No digo que eliminar ese sarpullido convierta a un periódico cualquiera en un buen periódico, ni tampoco que el hecho de que aparezca un conector que otro sea especialmente grave, sino que su proliferación es lo que desconecta al lector, haciendo al periódico tedioso y repetitivo. La utilización de esos artefactos trata, por añadidura, al lector como a un menor de edad que no se hubiera enterado de que “por consiguiente” de aquello ocurre esto otro. Y ocurre que el lector no tiene la obligación de saber qué contextualizaciones explican lo que se cuenta, puesto que no tiene por qué haber leído el periódico de días anteriores, pero tampoco es un menor al que haya que recitarle el catecismo.

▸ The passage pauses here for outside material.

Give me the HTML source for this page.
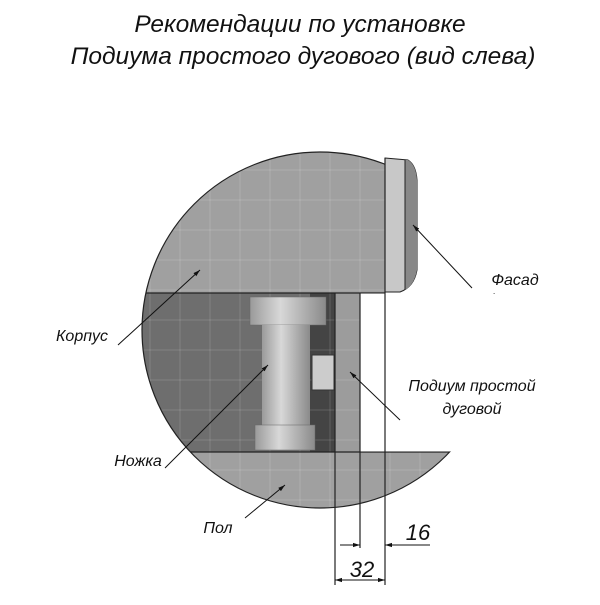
<!DOCTYPE html>
<html><head><meta charset="utf-8"><style>
body{margin:0;background:#fff}
svg text{font-family:"Liberation Sans","DejaVu Sans",sans-serif;font-style:italic;fill:#111}
</style></head><body>
<svg width="600" height="600" viewBox="0 0 600 600" xmlns="http://www.w3.org/2000/svg">
<defs>
<clipPath id="c"><circle cx="320" cy="330" r="178"/></clipPath>
<linearGradient id="sh" x1="0" x2="1"><stop offset="0" stop-color="#9a9a9a"/><stop offset="0.4" stop-color="#d8d8d8"/><stop offset="1" stop-color="#8a8a8a"/></linearGradient>
<marker id="a" viewBox="0 0 10 10" refX="10" refY="5" markerWidth="7" markerHeight="7" orient="auto"><path d="M0,2L10,5L0,8z" fill="#111"/></marker>
</defs>
<text x="300" y="32" font-size="24.5" text-anchor="middle">Рекомендации по установке</text>
<text x="303" y="64" font-size="24.5" text-anchor="middle">Подиума простого дугового (вид слева)</text>
<g clip-path="url(#c)">
<rect x="0" y="0" width="600" height="293" fill="#a0a0a0"/>
<rect x="0" y="293" width="335" height="159" fill="#6e6e6e"/>
<rect x="310" y="293" width="25" height="159" fill="#444"/>
<rect x="335" y="293" width="25" height="159" fill="#9c9c9c"/>
<rect x="0" y="452" width="600" height="100" fill="#a0a0a0"/>
<g stroke="#fff" stroke-opacity="0.15" stroke-width="1">
<path d="M150 0V600M180 0V600M210 0V600M240 0V600M270 0V600M300 0V600M330 0V600M360 0V600M390 0V600M420 0V600M450 0V600M480 0V600"/>
<path d="M0 170H600M0 200H600M0 230H600M0 260H600M0 290H600M0 320H600M0 350H600M0 380H600M0 410H600M0 440H600M0 470H600M0 500H600"/>
</g>
<g stroke="#222" stroke-width="1.2">
<line x1="100" y1="293" x2="385" y2="293"/>
<line x1="100" y1="452" x2="560" y2="452"/>
</g>
</g>
<circle cx="320" cy="330" r="178" fill="none" stroke="#222" stroke-width="1.2"/>
<rect x="385.6" y="100" width="200" height="193" fill="#fff"/>
<rect x="360.6" y="293.6" width="240" height="157.8" fill="#fff"/>
<path d="M385,158 L408,160 Q416,165 417,180 L417,270 Q414,287 400,292 L385,292 Z" fill="#c8c8c8" stroke="#222" stroke-width="1"/>
<path d="M405,160 L408,160 Q416,165 417,180 L417,270 Q414,285 405,290 Z" fill="#888"/>
<line x1="405" y1="160" x2="405" y2="290" stroke="#222"/>
<rect x="250" y="297" width="76" height="28" fill="url(#sh)" stroke="#666" stroke-width="0.5"/>
<rect x="262" y="325" width="48" height="105" fill="url(#sh)"/>
<rect x="255" y="425" width="60" height="25" fill="url(#sh)" stroke="#666" stroke-width="0.5"/>
<rect x="312" y="355" width="22" height="35" fill="#ccc" stroke="#333" stroke-width="1"/>
<g stroke="#222" stroke-width="1.2">
<line x1="385" y1="158" x2="385" y2="293"/>
<line x1="335" y1="293" x2="335" y2="585"/>
<line x1="360" y1="293" x2="360" y2="548"/>
<line x1="385" y1="293" x2="385" y2="585"/>
</g>
<g stroke="#111" stroke-width="1">
<line x1="340" y1="545" x2="360" y2="545" marker-end="url(#a)"/>
<line x1="430" y1="545" x2="385" y2="545" marker-end="url(#a)"/>
<line x1="360" y1="580" x2="335" y2="580" marker-end="url(#a)"/>
<line x1="360" y1="580" x2="385" y2="580" marker-end="url(#a)"/>
<line x1="118" y1="345" x2="200" y2="270" marker-end="url(#a)"/>
<line x1="165" y1="468" x2="268" y2="365" marker-end="url(#a)"/>
<line x1="245" y1="518" x2="285" y2="485" marker-end="url(#a)"/>
<line x1="472" y1="288" x2="413" y2="225" marker-end="url(#a)"/>
<line x1="400" y1="420" x2="350" y2="372" marker-end="url(#a)"/>
</g>
<text x="418" y="540" font-size="22" text-anchor="middle">16</text>
<text x="362" y="577" font-size="22" text-anchor="middle">32</text>
<text x="82" y="341" font-size="16" text-anchor="middle">Корпус</text>
<text x="138" y="466" font-size="16" text-anchor="middle">Ножка</text>
<text x="218" y="533" font-size="16" text-anchor="middle">Пол</text>
<text x="515" y="285" font-size="16" text-anchor="middle">Фасад</text>
<text x="472" y="391" font-size="16" text-anchor="middle">Подиум простой</text>
<text x="472" y="414" font-size="16" text-anchor="middle">дуговой</text>
</svg>
</body></html>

Hubo una época, tanto en América Latina como en España, en que se puso de moda asegurar que había que escribir corto porque todo el mundo tenía mucha prisa. En estos días en que el digital multimedia abrevia y modifica el uso de la palabra, aún se podría dar más crédito a esa conseja. Pero nada más lejos de la realidad. El digital y el impreso no deben escribirse ni corto, ni largo, sino con la extensión que exija el interés del texto. Un alumno y amigo de mi curso de Cartagena, el barranquillero Nilson Romo, me dijo un día que yo les “enseñaba a escribir más corto” y tuve que matizar sus palabras recalcando que el objetivo era escribir con la extensión adecuada, aunque en la práctica eso fuera cortar el rollo.